With stock prices possibly reaching lows, assets may again become attractive. Utilities may gain special favor as dividend-producing investments in an uncertain and slow-growth economy. The generation business is struggling and trading at all-time lows, and surely that segment will see further consolidation.
If anything, FERC's proposed rules suggest that the electric industry will follow the natural gas model. Although the electric grid has important physical properties that differ greatly from natural gas, the structure can be made similar. Transmission and transportation can be independent from supply. End-use distribution can be centrally situated in the value chain.
Granted, the market-operation function is considerably more complex on the electric side, which has been a key reason for the length of time required to develop a standard design. Yet FERC now has provided the framework that allows flexibility in the form of independent transmission entities, while holding firm on what functions they will perform. This needed clarity should not only enable progress in the formation of an independently operated grid by fewer entities than today, but it will also stimulate important strategic thinking about the industry's future. New approaches to serving customers and building infrastructure may come out of this thinking, and that would be welcomed. In any event, an almost certain path will be renewed merger activity, including the consolidation of generator companies, the amalgamation of transmission-owning and operating entities, and the combination of distribution companies.
Rule: Utility Must Turn Over Operations to Independent Transmission Provider (ITP)
Q. If we hold onto our transmission assets, what is the best form of compliance: direct member of a Regional Transmission Organization (RTO), direct member of an Independent Transmission Company (ITC) under an RTO, employ an ITP only, or under contract?
Many factors to analyze:
- Confidence in operational abilities of the independent entity(ies)
- Cost of implementation, not likely the same for each option
- Span of control by new entity associated with each option
- Need to retain control area responsibilities
- Integration requirements differences/comparative analysis
- Effect of each option on the ability to achieve allowed rate of return
- Economies or dis-economies of scale associated with each option that would affect rates (grid management charge)
- How each entity would handle planning within regional construct
- Timetable for compliance and implementation (beginning with discussion about compliance with SMD with stake holders and state representatives within 30 days of final rule)
- Preferences of state regulator/stakeholders
- Interest of neighboring systems
- Potential for divesting assets at later date
- Interim approach of ITP versus RTO
Q. What are the financial implications of turning over system operations to an independent entity?
Key factors to analyze:
- Loss of dispatch control for energy and capacity
- Effect on owned generation in providing energy and ancillary services
- Effect on native load
- Effect on ability to compete in wholesale market
- Grid management costs versus internal staff reduction and other cost elimination
- Whether there will be issues of potentially stranded investment in own energy management, metering, AGC, OASIS, and other systems
- Whether or not state regulators allow transition costs in rates
- Contract terms with ITP (Standard RTO Operations Agreement versus an agreement with an ITC or ITP)
- Specific terms regarding the responsibilities and liabilities of each party
- Financial risk assessment should the RTO, ITC, or ITP fail
- How SMD and the new Network Access Tariff will change loading on transmission system (Will reliability upgrades be required?
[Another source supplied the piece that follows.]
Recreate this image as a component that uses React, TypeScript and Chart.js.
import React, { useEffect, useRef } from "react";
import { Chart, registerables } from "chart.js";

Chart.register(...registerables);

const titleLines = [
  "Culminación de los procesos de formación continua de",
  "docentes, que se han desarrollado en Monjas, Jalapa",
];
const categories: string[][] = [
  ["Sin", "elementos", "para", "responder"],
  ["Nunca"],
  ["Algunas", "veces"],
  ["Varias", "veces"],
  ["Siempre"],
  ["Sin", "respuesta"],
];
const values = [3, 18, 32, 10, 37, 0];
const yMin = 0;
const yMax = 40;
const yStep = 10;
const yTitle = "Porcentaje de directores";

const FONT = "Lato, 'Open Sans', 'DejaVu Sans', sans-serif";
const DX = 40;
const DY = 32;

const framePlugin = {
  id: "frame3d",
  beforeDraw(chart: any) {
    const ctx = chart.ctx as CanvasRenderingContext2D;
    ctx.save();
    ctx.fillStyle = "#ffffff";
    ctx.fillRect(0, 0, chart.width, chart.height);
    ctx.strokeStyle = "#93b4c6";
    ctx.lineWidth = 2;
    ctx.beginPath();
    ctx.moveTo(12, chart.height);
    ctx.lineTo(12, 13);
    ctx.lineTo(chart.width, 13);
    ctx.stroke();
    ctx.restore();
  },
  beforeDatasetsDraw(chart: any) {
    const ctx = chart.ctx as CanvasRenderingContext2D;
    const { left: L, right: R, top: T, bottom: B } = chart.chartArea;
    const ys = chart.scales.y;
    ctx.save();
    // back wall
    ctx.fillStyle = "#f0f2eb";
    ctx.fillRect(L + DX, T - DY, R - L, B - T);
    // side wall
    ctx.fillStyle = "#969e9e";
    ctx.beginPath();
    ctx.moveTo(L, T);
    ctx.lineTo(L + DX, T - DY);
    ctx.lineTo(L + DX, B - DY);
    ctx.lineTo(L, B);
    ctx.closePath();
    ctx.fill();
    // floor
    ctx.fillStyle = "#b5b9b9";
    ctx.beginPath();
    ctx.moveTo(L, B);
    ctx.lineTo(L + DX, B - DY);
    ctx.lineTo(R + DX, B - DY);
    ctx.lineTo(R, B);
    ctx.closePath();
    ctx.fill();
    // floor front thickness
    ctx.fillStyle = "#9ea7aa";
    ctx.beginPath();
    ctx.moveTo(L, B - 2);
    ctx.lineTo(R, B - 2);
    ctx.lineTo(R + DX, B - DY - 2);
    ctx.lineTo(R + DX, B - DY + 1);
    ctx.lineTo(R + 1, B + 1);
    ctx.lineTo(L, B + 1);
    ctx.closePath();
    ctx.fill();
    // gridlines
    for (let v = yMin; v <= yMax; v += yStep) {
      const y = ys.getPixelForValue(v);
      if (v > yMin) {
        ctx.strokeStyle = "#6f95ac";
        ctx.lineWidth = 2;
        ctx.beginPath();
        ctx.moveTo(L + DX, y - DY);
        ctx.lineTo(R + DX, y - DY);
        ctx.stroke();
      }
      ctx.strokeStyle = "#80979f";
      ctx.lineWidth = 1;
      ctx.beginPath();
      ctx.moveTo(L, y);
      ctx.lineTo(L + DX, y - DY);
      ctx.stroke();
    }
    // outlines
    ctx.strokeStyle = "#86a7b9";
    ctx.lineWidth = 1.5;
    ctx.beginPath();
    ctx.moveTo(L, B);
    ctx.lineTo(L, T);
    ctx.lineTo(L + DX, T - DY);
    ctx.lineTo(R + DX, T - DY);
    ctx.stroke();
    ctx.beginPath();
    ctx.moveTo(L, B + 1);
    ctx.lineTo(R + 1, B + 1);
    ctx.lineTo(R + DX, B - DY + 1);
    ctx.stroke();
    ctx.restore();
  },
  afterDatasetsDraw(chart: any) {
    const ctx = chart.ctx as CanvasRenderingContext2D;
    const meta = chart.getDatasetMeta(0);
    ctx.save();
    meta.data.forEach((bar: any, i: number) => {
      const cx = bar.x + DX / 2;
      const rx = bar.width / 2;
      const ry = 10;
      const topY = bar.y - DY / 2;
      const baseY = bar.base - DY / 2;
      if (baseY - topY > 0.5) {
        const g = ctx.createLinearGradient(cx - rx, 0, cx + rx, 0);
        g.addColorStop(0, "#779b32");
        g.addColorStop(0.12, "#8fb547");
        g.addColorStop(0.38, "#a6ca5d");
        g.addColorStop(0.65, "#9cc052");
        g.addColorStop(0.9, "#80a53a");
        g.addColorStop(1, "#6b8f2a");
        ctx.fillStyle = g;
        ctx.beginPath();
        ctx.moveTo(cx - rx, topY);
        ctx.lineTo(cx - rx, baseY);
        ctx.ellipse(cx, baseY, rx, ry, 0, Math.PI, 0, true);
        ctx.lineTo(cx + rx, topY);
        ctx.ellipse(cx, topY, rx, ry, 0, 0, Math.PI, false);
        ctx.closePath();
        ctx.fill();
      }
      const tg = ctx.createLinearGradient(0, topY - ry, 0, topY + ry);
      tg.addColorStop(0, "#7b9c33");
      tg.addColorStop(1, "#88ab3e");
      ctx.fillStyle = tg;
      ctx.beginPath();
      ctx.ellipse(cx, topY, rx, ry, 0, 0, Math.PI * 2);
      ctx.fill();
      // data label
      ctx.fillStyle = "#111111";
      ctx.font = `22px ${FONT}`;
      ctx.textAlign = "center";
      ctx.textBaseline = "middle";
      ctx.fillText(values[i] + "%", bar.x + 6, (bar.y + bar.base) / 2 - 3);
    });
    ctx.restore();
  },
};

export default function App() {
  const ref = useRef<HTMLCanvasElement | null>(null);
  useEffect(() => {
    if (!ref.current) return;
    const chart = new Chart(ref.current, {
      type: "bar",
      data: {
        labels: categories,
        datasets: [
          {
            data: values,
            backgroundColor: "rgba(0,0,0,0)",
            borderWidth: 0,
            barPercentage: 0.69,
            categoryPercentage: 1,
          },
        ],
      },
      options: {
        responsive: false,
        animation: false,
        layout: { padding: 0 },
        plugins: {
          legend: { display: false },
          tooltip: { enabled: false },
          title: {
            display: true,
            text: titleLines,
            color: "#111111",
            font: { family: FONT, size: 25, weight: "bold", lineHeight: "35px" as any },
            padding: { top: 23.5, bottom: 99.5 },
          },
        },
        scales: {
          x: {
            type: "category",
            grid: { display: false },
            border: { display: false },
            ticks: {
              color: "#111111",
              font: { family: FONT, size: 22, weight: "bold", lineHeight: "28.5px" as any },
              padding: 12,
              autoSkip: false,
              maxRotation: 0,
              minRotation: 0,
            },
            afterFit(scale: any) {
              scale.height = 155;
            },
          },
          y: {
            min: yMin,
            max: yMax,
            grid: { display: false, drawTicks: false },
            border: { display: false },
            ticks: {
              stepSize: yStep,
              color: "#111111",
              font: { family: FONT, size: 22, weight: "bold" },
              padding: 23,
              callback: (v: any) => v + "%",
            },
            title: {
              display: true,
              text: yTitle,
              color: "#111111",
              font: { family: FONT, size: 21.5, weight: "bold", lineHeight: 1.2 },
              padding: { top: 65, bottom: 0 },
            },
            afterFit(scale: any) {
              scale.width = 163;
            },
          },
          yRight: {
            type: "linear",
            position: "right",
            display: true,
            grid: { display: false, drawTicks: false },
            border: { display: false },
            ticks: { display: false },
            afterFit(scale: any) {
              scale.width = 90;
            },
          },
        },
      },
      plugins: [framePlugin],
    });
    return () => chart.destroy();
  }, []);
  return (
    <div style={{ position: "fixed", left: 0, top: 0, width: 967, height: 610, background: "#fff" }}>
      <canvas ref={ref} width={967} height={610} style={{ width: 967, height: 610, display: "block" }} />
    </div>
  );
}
Who should pay for those upgrades?)
Rule: ITP Must Offer a New Network Access Service (NAS)
Q. How will NAS be accommodated with grandfathered network and point-to-point service? For example, what NAS service must the transmission owner take to meet contractual obligations to serve pre-Order 888 contract customers?
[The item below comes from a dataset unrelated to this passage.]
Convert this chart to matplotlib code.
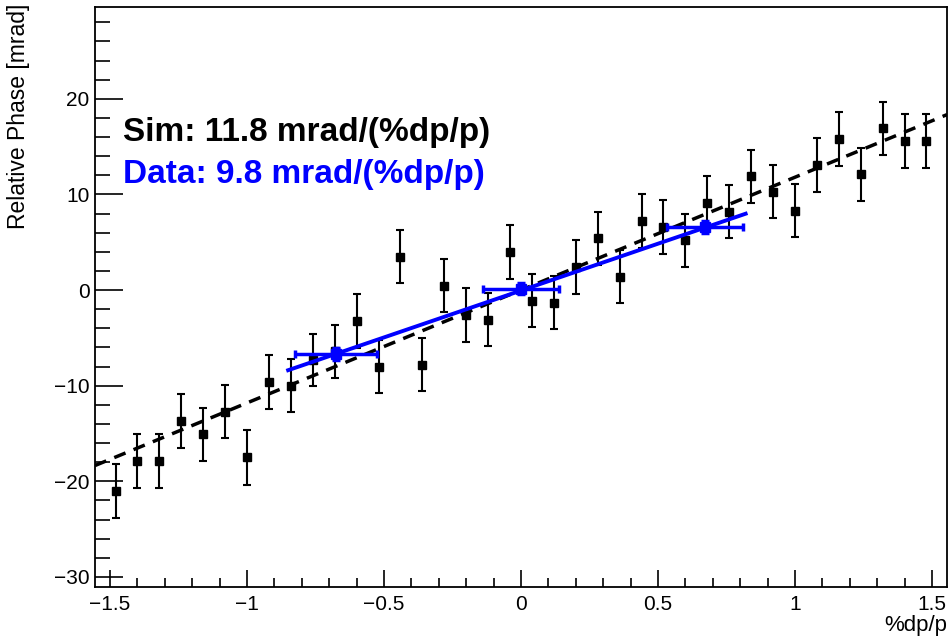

Q. What analysis will be required to reform retail rates, e.g., T&D split?
Q. What performance/incentive rate proposals should be made?
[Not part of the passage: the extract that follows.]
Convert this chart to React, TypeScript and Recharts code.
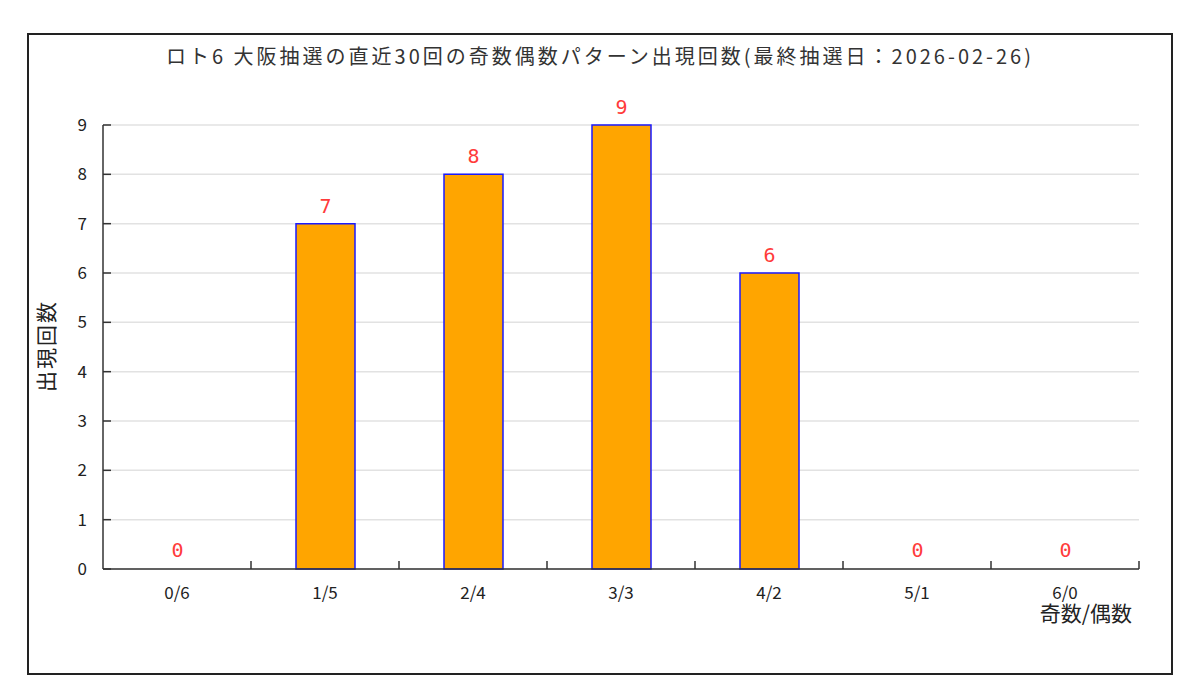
import { BarChart, Bar, XAxis, YAxis, CartesianGrid, LabelList, Cell } from "recharts"

const patterns = ["0/6", "1/5", "2/4", "3/3", "4/2", "5/1", "6/0"]
const counts = [0, 7, 8, 9, 6, 0, 0]
const yTicks = [0, 1, 2, 3, 4, 5, 6, 7, 8, 9]
// tick marks sit on the borders between categories
const borderTicks = [1, 2, 3, 4, 5, 6, 7]

const title = "ロト6 大阪抽選の直近30回の奇数偶数パターン出現回数(最終抽選日：2026-02-26)"
const yLabel = "出現回数"
const xLabel = "奇数/偶数"

// edge = ordinal of each category's right border, used by the tick-mark axis
const data = patterns.map((p, i) => ({ pattern: p, count: counts[i], edge: i + 1 }))

const FONT = "'Noto Sans CJK JP', 'Noto Sans', sans-serif"

export default function App() {
  return (
    <div
      style={{
        position: "absolute",
        left: 27,
        top: 33,
        width: 1142,
        height: 638,
        border: "2px solid #222",
        background: "#fff",
        fontFamily: FONT,
        color: "#333",
      }}
    >
      <div
        style={{
          position: "absolute",
          top: 9,
          left: 0,
          width: "100%",
          textAlign: "center",
          fontSize: 20,
          lineHeight: "24px",
          letterSpacing: 3,
          whiteSpace: "nowrap",
        }}
      >
        {title}
      </div>
      <div
        style={{
          position: "absolute",
          left: 16,
          top: 311,
          transform: "translate(-50%, -50%) rotate(-90deg)",
          fontSize: 21,
          letterSpacing: 2,
          whiteSpace: "nowrap",
          color: "#222",
        }}
      >
        {yLabel}
      </div>
      <div
        style={{
          position: "absolute",
          right: 39,
          top: 564,
          fontSize: 21,
          lineHeight: "26px",
          whiteSpace: "nowrap",
          color: "#222",
        }}
      >
        {xLabel}
      </div>
      <BarChart
        width={1142}
        height={638}
        data={data}
        margin={{ top: 90, right: 32, left: 0, bottom: 63 }}
        style={{ position: "absolute", left: 0, top: 0 }}
      >
        <CartesianGrid xAxisId="b" vertical={false} stroke="#e2e2e2" strokeWidth={1.5} />
        <XAxis
          xAxisId="b"
          dataKey="pattern"
          height={40}
          axisLine={false}
          tickLine={false}
          tickSize={0}
          tickMargin={17}
          interval={0}
          tick={{ fontSize: 17, fill: "#222", fontFamily: FONT }}
        />
        <XAxis
          xAxisId="a"
          dataKey="edge"
          type="number"
          domain={[0, "dataMax"]}
          ticks={borderTicks}
          interval={0}
          height={1}
          tickSize={-8}
          tick={() => <g />}
          axisLine={{ stroke: "#333", strokeWidth: 1.5 }}
          tickLine={{ stroke: "#333", strokeWidth: 1.5 }}
        />
        <YAxis
          width={74}
          domain={[0, 9]}
          ticks={yTicks}
          interval={0}
          tickSize={-8}
          tickMargin={24}
          axisLine={{ stroke: "#333", strokeWidth: 1.5 }}
          tickLine={{ stroke: "#333", strokeWidth: 1.5 }}
          tick={{ fontSize: 17, fill: "#222", fontFamily: FONT }}
        />
        <Bar
          xAxisId="b"
          dataKey="count"
          barSize={59}
          minPointSize={1}
          fill="#FFA500"
          stroke="#1a1aff"
          strokeWidth={1.5}
          isAnimationActive={false}
        >
          {counts.map((c, i) => (
            <Cell
              key={patterns[i]}
              fill={c === 0 ? "transparent" : "#FFA500"}
              stroke={c === 0 ? "none" : "#1a1aff"}
            />
          ))}
          <LabelList
            dataKey="count"
            position="top"
            offset={11}
            fill="#ff3b3b"
            fontSize={20}
            fontFamily="'DejaVu Sans Mono', monospace"
          />
        </Bar>
      </BarChart>
    </div>
  )
}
Q. Will cost shifting adversely affect native load and create rate-ceiling problems?
Q. What state rate proceedings will be triggered by the NAS?
Q. What pricing model is needed to maintain revenue neutrality with respect to transmission revenue?
Rule: ITP Must Employ Standard Market Design
Q. What regional exceptions are absolutely necessary for the viability of SMD? Q. What issues should be discussed with stakeholders and state representatives within 30 days of the final rule?
Q. How will SMD affect the competitiveness of native generation?
Q. How will SMD impact the calculation and recovery of energy and capacity charges under retail rates?
Q. How will SMD affect the value of specific transmission assets?
Q. What and how should existing transmission rights be allocated under SMD?
Q. What are the risks and costs of congestion not hedged by existing transmission rights?
Q. How will the distribution utility become a prudent energy purchaser? Will regulators in the future compare long-term contracts signed today against spot market prices in the future?
Q. Will the 12 percent capacity reserve requirements of SMD add to costs of serving load relative to today? Will the state(s) have more stringent capacity (reliability) requirements?
Q. What agreements for market operations and reliability are required to enable a smooth transition from an independent control area to a regional one?
Choice: Should a Utility Divest Grid Assets?
Q. Is ownership of a regulated asset a core competency?
Q. What are the attributes of the preferred buyer, e.g., ITC versus any buyer?
Q. What are the shareholder return consequences of divesting transmission assets?
Q.Are there bond covenants that make divestiture unattractive?
Q. How would FERC/state regulators treat the sale? What would the regulators allow the purchaser to assign as rate base?
Q. What conditions in the sale would be necessary to protect customers and gain regulatory approval? -L.O.